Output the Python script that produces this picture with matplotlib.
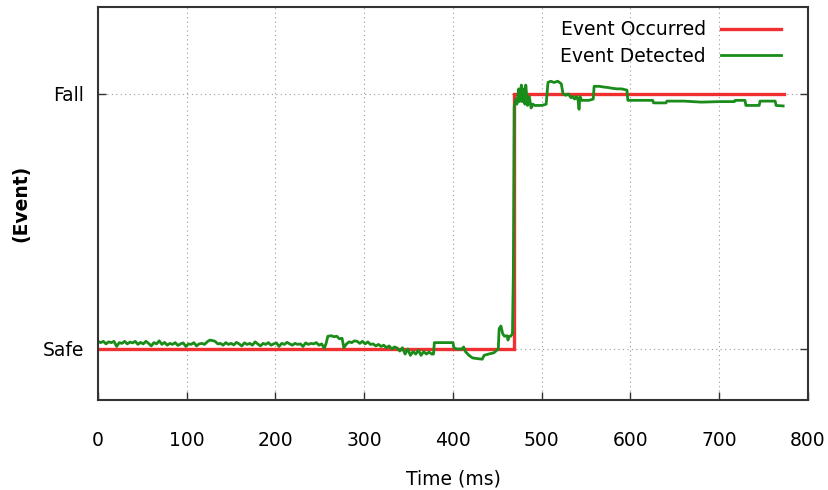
import matplotlib
matplotlib.use("Agg")
import matplotlib.pyplot as plt

# Event occurred (ground truth)
occ_t = [0, 469, 469, 773]
occ_v = [0, 0, 1, 1]

# Event detected; 0 = Safe, 1 = Fall
det_t = [0, 3, 6, 9, 12, 15, 18, 21, 24, 27, 30, 33, 36, 39, 42, 45, 48, 51, 54, 57,
         60, 63, 66, 69, 72, 75, 78, 81, 84, 87, 90, 93, 96, 99, 102, 105, 108, 111, 114, 117,
         120, 123, 126, 129, 132, 135, 138, 141, 144, 147, 150, 153, 156, 159, 162, 165, 168, 171, 174, 177,
         180, 183, 186, 189, 192, 195, 198, 201, 204, 207, 210, 213, 216, 219, 222, 225, 228, 231, 234, 237,
         240, 243, 246, 249, 252, 255, 257, 259, 263, 266, 269, 272, 275, 277, 280, 283, 286, 289, 292, 295,
         298, 301, 304, 307, 310, 313, 316, 319, 322, 325, 328, 331, 334, 337, 340, 343, 346, 349, 352, 355,
         358, 361, 364, 367, 370, 373, 376, 378, 379, 400, 401, 404, 410, 412, 414, 418, 422, 428, 433, 435,
         440, 446, 451, 452, 454, 456, 458, 461, 462, 463, 465, 467, 468, 469, 471, 472, 474, 475, 477, 478,
         479, 481, 482, 484, 486, 488, 490, 492, 496, 500, 505, 507, 510, 514, 518, 522, 524, 527, 530, 533,
         535, 537, 539, 541, 542, 543, 545, 549, 553, 558, 559, 565, 570, 575, 580, 585, 590, 596, 597, 610,
         625, 626, 640, 641, 660, 680, 700, 717, 718, 729, 730, 745, 746, 763, 764, 772]
det_v = [0.03, 0.025, 0.03, 0.02, 0.028, 0.025, 0.03, 0.01, 0.025, 0.022, 0.03, 0.02, 0.027, 0.024, 0.03, 0.018, 0.026, 0.02, 0.03, 0.022,
         0.012, 0.025, 0.02, 0.032, 0.018, 0.026, 0.015, 0.022, 0.018, 0.025, 0.014, 0.02, 0.024, 0.01, 0.02, 0.018, 0.025, 0.012, 0.02, 0.022,
         0.018, 0.028, 0.035, 0.033, 0.03, 0.02, 0.022, 0.015, 0.025, 0.018, 0.022, 0.016, 0.026, 0.02, 0.012, 0.024, 0.018, 0.022, 0.015, 0.028,
         0.02, 0.012, 0.022, 0.018, 0.025, 0.015, 0.02, 0.024, 0.01, 0.022, 0.018, 0.026, 0.02, 0.015, 0.022, 0.018, 0.02, 0.01, 0.024, 0.018,
         0.022, 0.02, 0.025, 0.015, 0.02, 0.003, 0.022, 0.05, 0.052, 0.048, 0.05, 0.04, 0.042, 0.005, 0.02, 0.028, 0.025, 0.032, 0.03, 0.022,
         0.03, 0.02, 0.028, 0.018, 0.02, 0.012, 0.018, 0.01, 0.015, 0.005, 0.012, 0.0, 0.008, 0.004, -0.008, 0.005, -0.02, 0.0, -0.025, -0.01,
         -0.02, -0.005, -0.025, -0.01, -0.02, -0.012, -0.02, -0.02, 0.025, 0.025, 0.005, 0.0, 0.0, 0.008, -0.01, -0.025, -0.035, -0.038, -0.04, -0.025,
         -0.02, -0.015, 0.0, 0.08, 0.09, 0.06, 0.05, 0.052, 0.035, 0.05, 0.05, 0.06, 0.3, 0.95, 0.98, 0.96, 1.02, 0.97, 1.035, 0.97,
         1.02, 0.96, 1.035, 0.955, 0.99, 0.945, 0.96, 0.955, 0.955, 0.955, 0.96, 1.045, 1.05, 1.045, 1.05, 1.04, 1.0, 0.995, 1.0, 0.985,
         0.99, 0.98, 0.99, 0.975, 0.94, 0.99, 0.975, 0.975, 0.975, 0.98, 1.03, 1.03, 1.027, 1.025, 1.022, 1.02, 1.02, 1.015, 0.975, 0.975,
         0.975, 0.965, 0.965, 0.972, 0.972, 0.968, 0.97, 0.97, 0.975, 0.975, 0.955, 0.955, 0.972, 0.972, 0.955, 0.953]

y_ticks = [0, 1]
y_ticklabels = ["Safe", "Fall"]
x_ticks = [0, 100, 200, 300, 400, 500, 600, 700, 800]

plt.rcParams['font.family'] = ['DejaVu Sans']
fig = plt.figure(figsize=(8.29, 4.90), dpi=100)
ax = fig.add_axes([98/829, 1 - 400/490, 710/829, 393/490])

ax.plot(occ_t, occ_v, color='#f03030', lw=2.4, label='Event Occurred', solid_joinstyle='miter')
ax.plot(det_t, det_v, color='#1a8c1a', lw=2.0, label='Event Detected')

ax.set_xlim(0, 800)
ax.set_ylim(-0.2, 1.341)
ax.set_xticks(x_ticks)
ax.set_yticks(y_ticks)
ax.set_yticklabels(y_ticklabels)
ax.tick_params(direction='in', length=6, width=1, color='#333333', top=False, right=True,
               labelsize=13.5)
ax.tick_params(axis='x', pad=22)
ax.tick_params(axis='y', pad=10)
ax.grid(True, color='#999999', linestyle=(0, (1, 3)), linewidth=0.8)
for s in ax.spines.values():
    s.set_color('#333333')
    s.set_linewidth(1.5)

ax.set_xlabel('Time (ms)', fontsize=13.5, labelpad=14)
ax.set_ylabel('(Event)', fontsize=13.5, fontweight='bold', labelpad=9)

leg = ax.legend(loc='upper right', frameon=False, markerfirst=False, fontsize=13.5,
                handlelength=3.2, handletextpad=0.8, borderaxespad=0.3, labelspacing=0.4,
                bbox_to_anchor=(0.98, 1.0))
for t in leg.get_texts():
    t.set_ha('right')

fig.savefig('out.png', dpi=100)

************

(AIM OF THE TASK) Take the material above from its first line through the line holding "occ_v = [0, 0, 1, 1]" and set it down exactly, without the pictures.

(OUTPUT)
Output the Python script that produces this picture with matplotlib.
import matplotlib
matplotlib.use("Agg")
import matplotlib.pyplot as plt

# Event occurred (ground truth)
occ_t = [0, 469, 469, 773]
occ_v = [0, 0, 1, 1]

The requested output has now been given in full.